Here are a few core configurations of Lightning:
[tikv-importer]
# Select the local backend to use
backend = "local"
# Set the temporary storage address of sorted key-value pairs, the target path needs to be an empty directory
sorted-kv-dir = "/tmp/tidb/lightning_dir"
[mydumper]
data-source-dir = "/tmp/tidb/data"
no-schema=true
filter = ['*.*']
[mydumper.csv]
# Field separator, supports one or more characters, the default value is ','.
separator = '|&|'
# Quote delimiter, set to empty to indicate that the string is not quoted.
delimiter = ''
# End-of-line delimiter, supports one or more characters. Set to empty (default) to indicate "\n" (line feed) and "\r\n" (carriage return + line feed), both indicating end of line.
terminator = "=%"
# Whether the CSV file contains headers.
# If header = true, the first line will be skipped.
header = false
# Whether the CSV file contains NULLs.
# If not-null = true, all columns of the CSV cannot be parsed as NULL.
not-null = false
# If not-null = false (i.e. CSV can contain NULL),
# Fields with the following values will be parsed as NULL.
null = '\N'
# Whether to escape "\" in the field
backslash-escape=true
# If any line ends with a delimiter, remove the trailing delimiter.
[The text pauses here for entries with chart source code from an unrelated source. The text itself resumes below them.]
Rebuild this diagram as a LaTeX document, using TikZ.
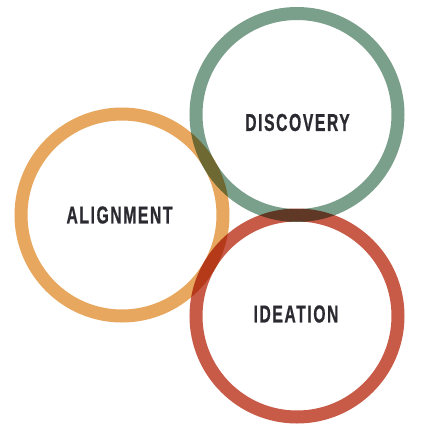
\documentclass[tikz,border=0pt]{standalone}
\usepackage{fontspec}
\newfontfamily\labfont{Liberation Sans}[FakeStretch=0.64,LetterSpace=6.5,FakeBold=0.6]
\definecolor{orangec}{HTML}{E8A75E}
\definecolor{greenc}{HTML}{7A9F8A}
\definecolor{redc}{HTML}{C85A48}
\definecolor{textc}{HTML}{2A2A30}
\tikzset{ring/.style={line width=13pt},
  lab/.style={font=\labfont\bfseries\fontsize{24.5}{25}\selectfont, text=textc, inner sep=0pt}}
\begin{document}
\begin{tikzpicture}[x=1pt,y=-1pt]
\useasboundingbox[fill=white] (0,0) rectangle (424,424);
\begin{scope}[blend group=multiply]
\draw[ring,orangec] (122,215) circle (101);
\draw[ring,greenc] (297,114.5) circle (101);
\draw[ring,redc] (297,316) circle (101);
\end{scope}
\node[lab] (disc) at (297.5,122.5) {DISCOVERY};
\node[lab] (alig) at (119.5,215) {ALIGNMENT};
\node[lab] (idea) at (296,314) {IDEATION};
\end{tikzpicture}
\end{document}
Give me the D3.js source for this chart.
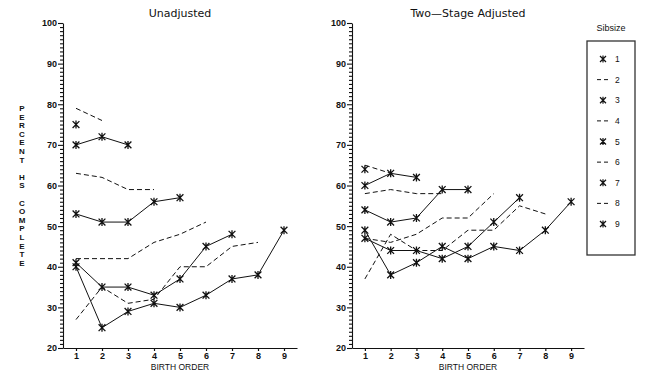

trim-last-separator = false
Notice:
- It is recommended to use local mode, which is more friendly to blob type data processing
- No need to import table structure, so set no-schema=true
- Delimiters and newlines should be the same as those set by sqluldr2
Finally run Lightning:
./tidb-lightning --config tidb.toml --checkrequirements=false
I also found a Lightning bug in the process, which I will try to fix myself later.
As for other parts of Oracle, such as stored procedures and custom functions, there is no need to think about how to migrate, and honestly change the code to implement it on the application side.
For views, I first used PLSQL to import the views into sql files and then imported them into TiDB, but there were many errors, which were basically incompatible with system functions and syntax. This part involves SQL rewriting, and there is no good solution.
In previous projects, DSG has also been used to implement data migration from Oracle to TiDB, but it is a purely commercial tool after all, and it is not a good choice for this kind of testing phase.
Of course, the official book "TiDB in Action" also gives a migration case from Oracle to TiDB: it is implemented based on Oracle's own OGG components, and it is a little troublesome to deploy and use.